* **Lines of data**:
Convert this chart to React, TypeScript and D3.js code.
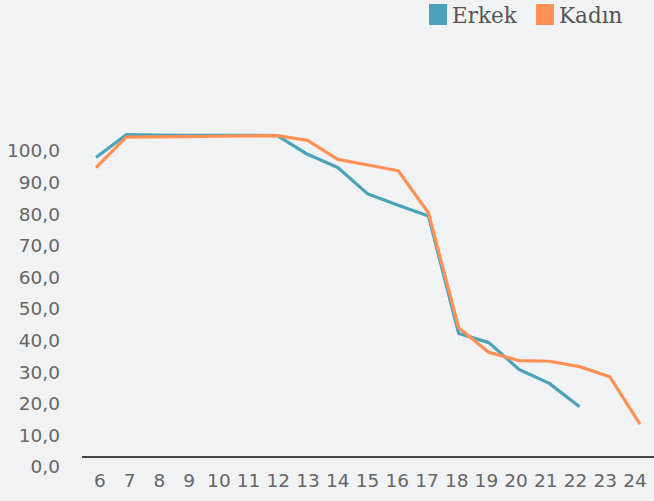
import React from "react";
import * as d3 from "d3";

const ages = ["6","7","8","9","10","11","12","13","14","15","16","17","18","19","20","21","22","23","24"];
const erkek: (number | null)[] = [94.8,102.0,101.9,101.8,101.8,101.8,101.7,95.8,91.6,83.2,79.7,76.3,39.1,36.2,27.7,23.3,15.9,null,null];
const kadin: (number | null)[] = [91.6,101.2,101.3,101.4,101.5,101.6,101.7,100.2,94.2,92.4,90.6,77.3,40.9,33.1,30.5,30.3,28.6,25.4,10.4];
const yTicks = [0,10,20,30,40,50,60,70,80,90,100];
const seriesNames = ["Erkek","Kadın"];
const colors = ["#4aa3b9","#ff9155"];

export default function App() {
  const W = 654, H = 501;
  const x = d3.scalePoint<string>().domain(ages).range([96, 640]);
  const xLab = d3.scalePoint<string>().domain(ages).range([100, 635]);
  const y = d3.scaleLinear().domain([0, 100]).range([457, 141]);
  const line = d3.line<number | null>()
    .defined(d => d != null)
    .x((_, i) => x(ages[i])!)
    .y(d => y(d as number));
  const fmt = (v: number) => v.toFixed(1).replace(".", ",");
  const series = [erkek, kadin];
  const legendX = [429, 536];
  return (
    <svg width={W} height={H} style={{ position: "absolute", left: 0, top: 0, background: "#f1f2f4" }}>
      <rect x={0} y={0} width={W} height={H} fill="#f1f2f4" />
      {yTicks.map(t => (
        <text key={t} x={60} y={y(t) + 10} dy="0.35em" textAnchor="end"
          fontFamily="DejaVu Sans" fontSize={18.5} fill="#666">{fmt(t)}</text>
      ))}
      <line x1={82} x2={W} y1={y(0)} y2={y(0)} stroke="#444" strokeWidth={2} />
      {ages.map(a => (
        <text key={a} x={xLab(a)!} y={481} dy="0.35em" textAnchor="middle"
          fontFamily="DejaVu Sans" fontSize={18.5} fill="#666">{a}</text>
      ))}
      {series.map((s, i) => (
        <path key={i} d={line(s) || ""} fill="none" stroke={colors[i]} strokeWidth={3.2}
          strokeLinejoin="round" />
      ))}
      {seriesNames.map((n, i) => (
        <g key={n}>
          <rect x={legendX[i]} y={4} width={18} height={21} fill={colors[i]} />
          <text x={legendX[i] + 23} y={15} dy="0.35em" fontFamily="DejaVu Serif" fontSize={21.5} fill="#555">{n}</text>
        </g>
      ))}
    </svg>
  );
}
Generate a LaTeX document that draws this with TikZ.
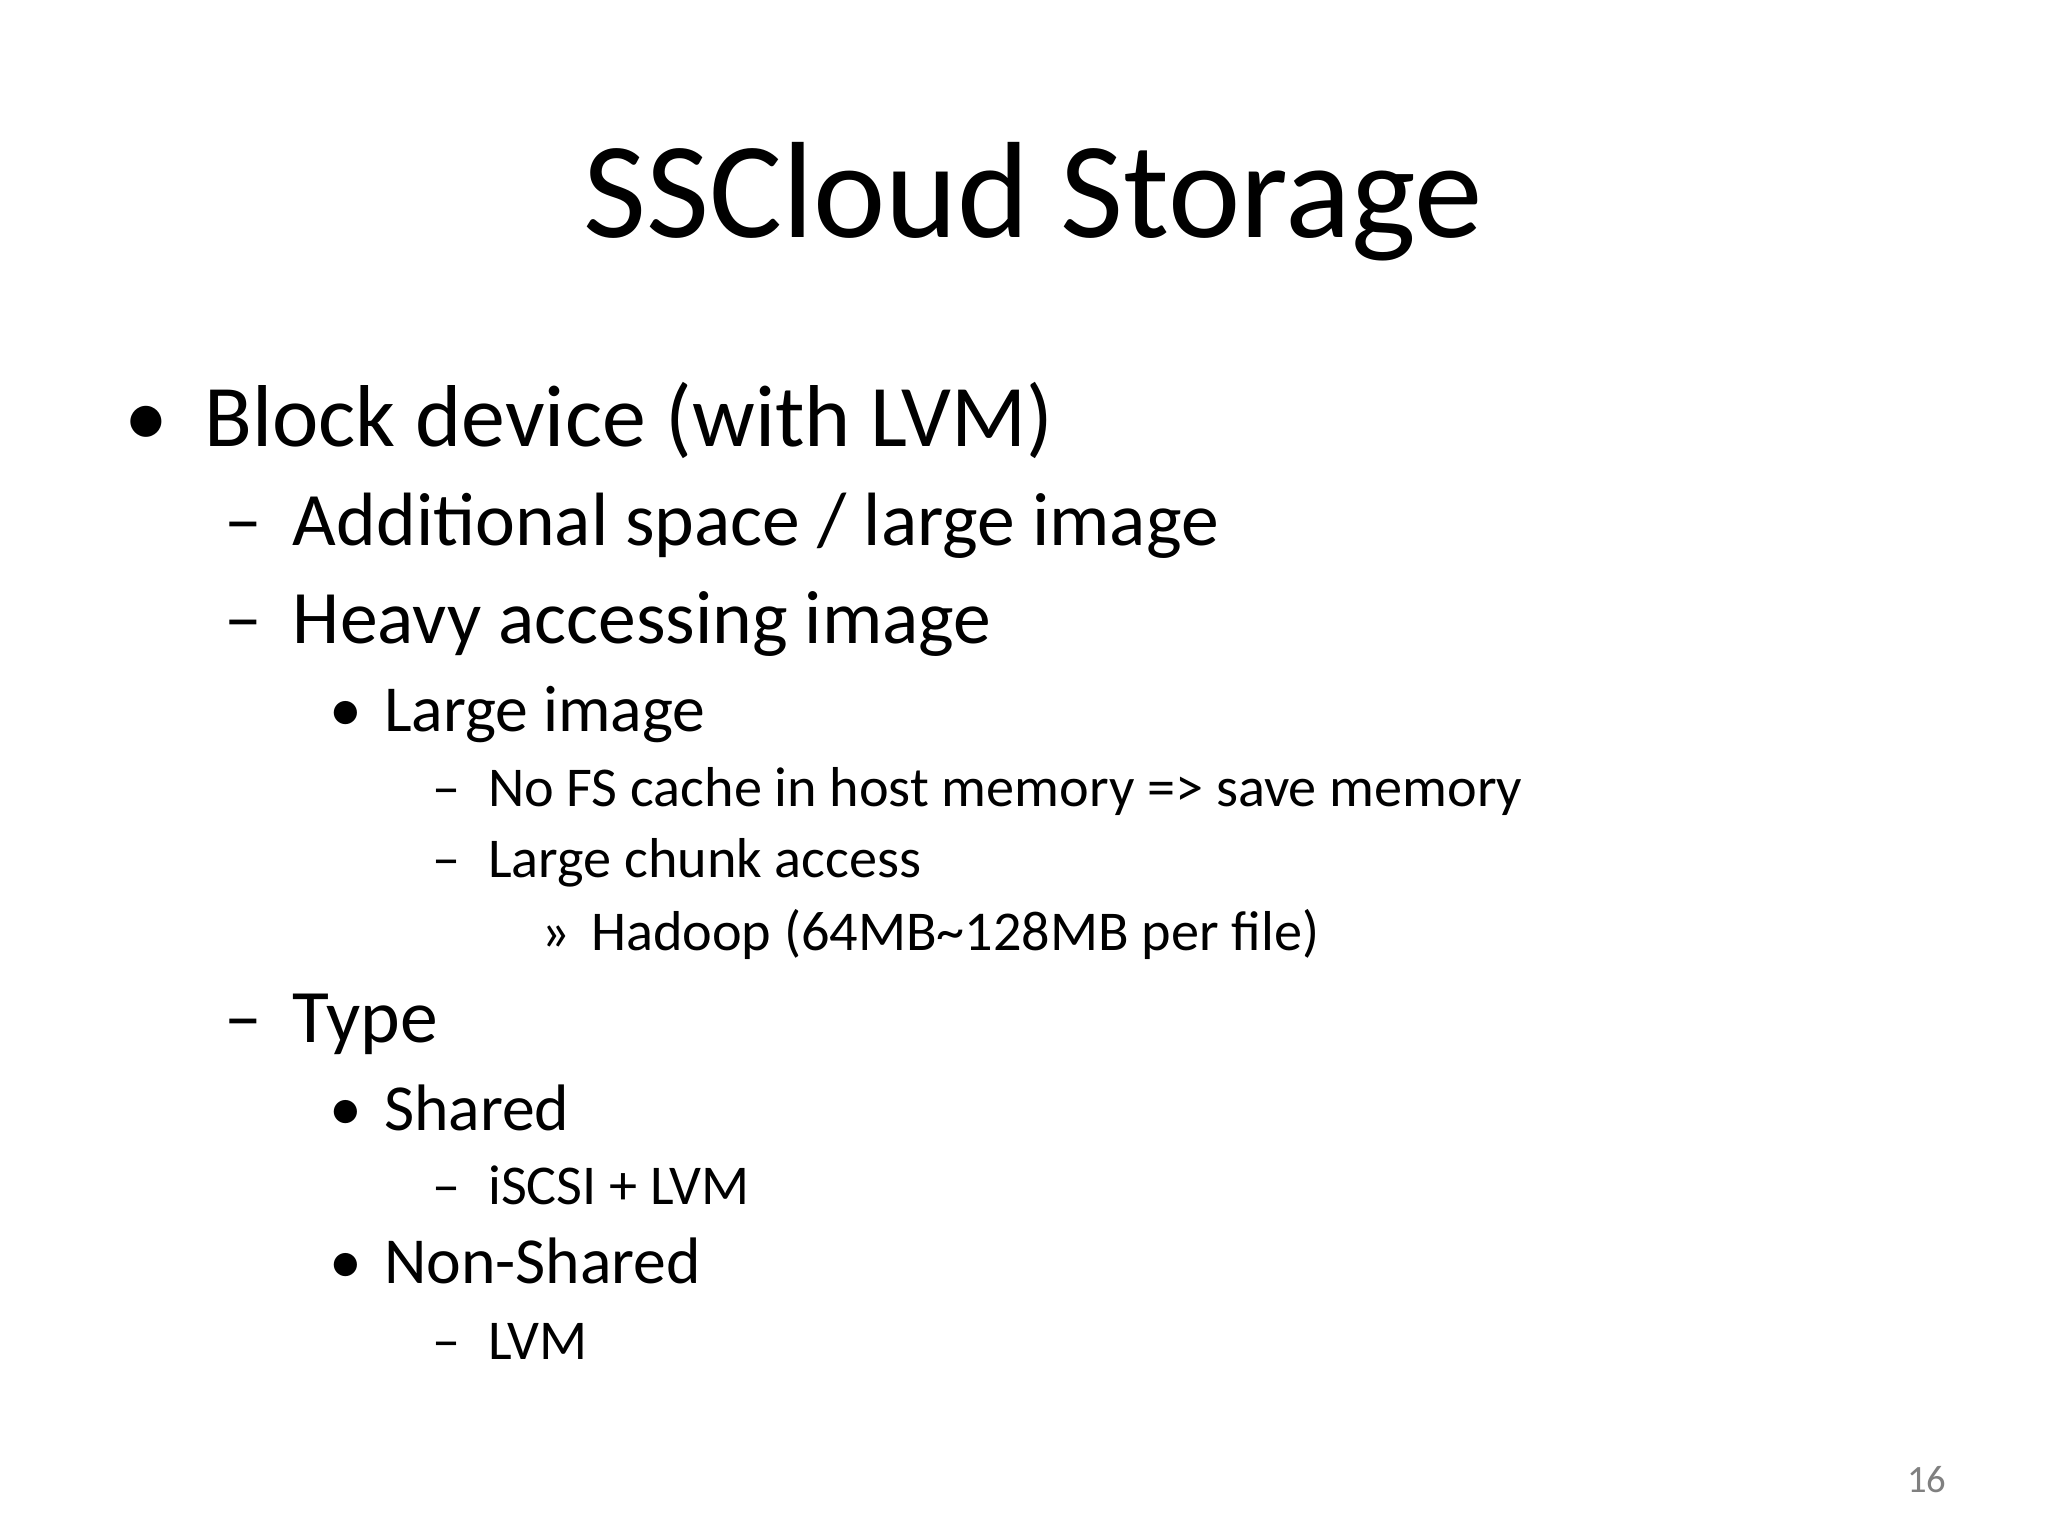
\documentclass[tikz,border=0pt]{standalone}
\usepackage{fontspec}
\setmainfont{Carlito}
\begin{document}
\begin{tikzpicture}[x=0.013196cm,y=-0.013196cm,
  t/.style={anchor=base west,inner sep=0pt,outer sep=0pt},
  lone/.style={t,font=\fontsize{25}{30}\selectfont},
  ltwo/.style={t,font=\fontsize{21.5}{26}\selectfont},
  lthree/.style={t,font=\fontsize{18.7}{22}\selectfont},
  lfour/.style={t,font=\fontsize{16}{19}\selectfont}]
\useasboundingbox[fill=white] (0,0) rectangle (1552,1164);
\node[anchor=base,inner sep=0pt,font=\fontsize{39}{46}\selectfont] (title) at (783,180) {SSCloud Storage};
% level 1
\node[lone] (b1) at (94,338) {•};
\node[lone] (t1) at (155,338) {Block device (with LVM)};
% level 2
\node[ltwo] (d1) at (170,413) {–};
\node[ltwo] (t2) at (222,413) {Additional space / large image};
\node[ltwo] (d2) at (170,488) {–};
\node[ltwo] (t3) at (222,488) {Heavy accessing image};
\node[ltwo] (d3) at (170,790) {–};
\node[ltwo] (t4) at (222,790) {Type};
% level 3
\node[lthree] (b2) at (250,554) {•};
\node[lthree] (t5) at (291,554) {Large image};
\node[lthree] (b3) at (250,857) {•};
\node[lthree] (t6) at (291,857) {Shared};
\node[lthree] (b4) at (250,973) {•};
\node[lthree] (t7) at (291,973) {Non-Shared};
% level 4
\node[lfour] (d4) at (328,611) {–};
\node[lfour] (t8) at (370,611) {No FS cache in host memory => save memory};
\node[lfour] (d5) at (328,665) {–};
\node[lfour] (t9) at (370,665) {Large chunk access};
\node[lfour] (d6) at (328,913) {–};
\node[lfour] (t10) at (370,913) {iSCSI + LVM};
\node[lfour] (d7) at (328,1030) {–};
\node[lfour] (t11) at (370,1030) {LVM};
% level 5
\node[lfour] (r1) at (410,720) {»};
\node[lfour] (t12) at (448,720) {Hadoop (64MB\textasciitilde128MB per file)};
% page number
\node[anchor=base,inner sep=0pt,font=\fontsize{11}{13}\selectfont,text=gray] (pg) at (1460,1131) {16};
\end{tikzpicture}
\end{document}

* **AIM**:
Only lines belong in the copy: transcribe those from the start of the data through the line that contains "import * as", and skip the pictures.

* **RESULT**:
Convert this chart to React, TypeScript and D3.js code.
import React from "react";
import * as d3 from "d3";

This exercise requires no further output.